Family: Brown may have suffered brain trauma
A spokesperson for the family of former Notre Dame defensive coordinator Corwin Brown said his behavior during a recent SWAT team standoff at his home in Granger, Ind., may have been the result of brain trauma suffered during his playing career.
Brown was charged with three felonies as a result of his standoff with St. Joseph's County Police on Aug. 12, including criminal confinement and domestic battery, according police. After his wife and three children fled the home, Brown barricaded himself inside for seven hours while a SWAT team surrounded the house. The standoff ended when Brown, 41, suffered an apparent self-inflicted gunshot wound to the torso.
"We believe Corwin is suffering from symptoms similar to those experienced by the late Dave Duerson and were caused by the many notable collisions during Corwin's career in the NFL," spokesperson Julian Green, a friend and former classmate of Brown's at Julian High, wrote in a statement released by the Brown family.
Duerson, a former Chicago Bears safety, shot himself in the chest on Feb. 17, presumably so his brain could be tested for chronic traumatic encephalopathy, a trauma-induced disease found in a growing list of former football players.

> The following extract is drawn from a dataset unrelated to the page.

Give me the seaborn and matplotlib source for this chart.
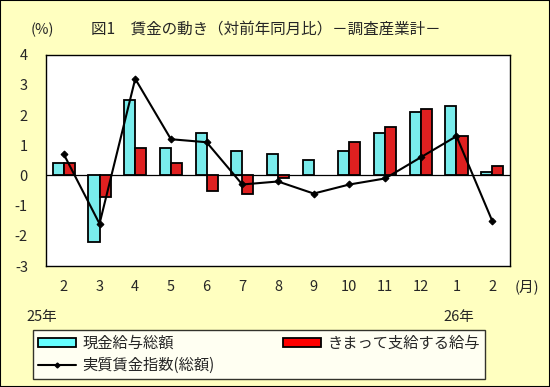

The family hopes to consult with neurologist Dr. Robert Cantu, one of the foremost authorities on sports concussions.
Brown played collegiately at Michigan before an eight-year NFL career with the Detroit Lions, New York Jets and New England Patriots.
"We can no longer remain silent and we believe it is important that his former teams, teammates, coaches and the NFL understand the severity of this situation," the statement read.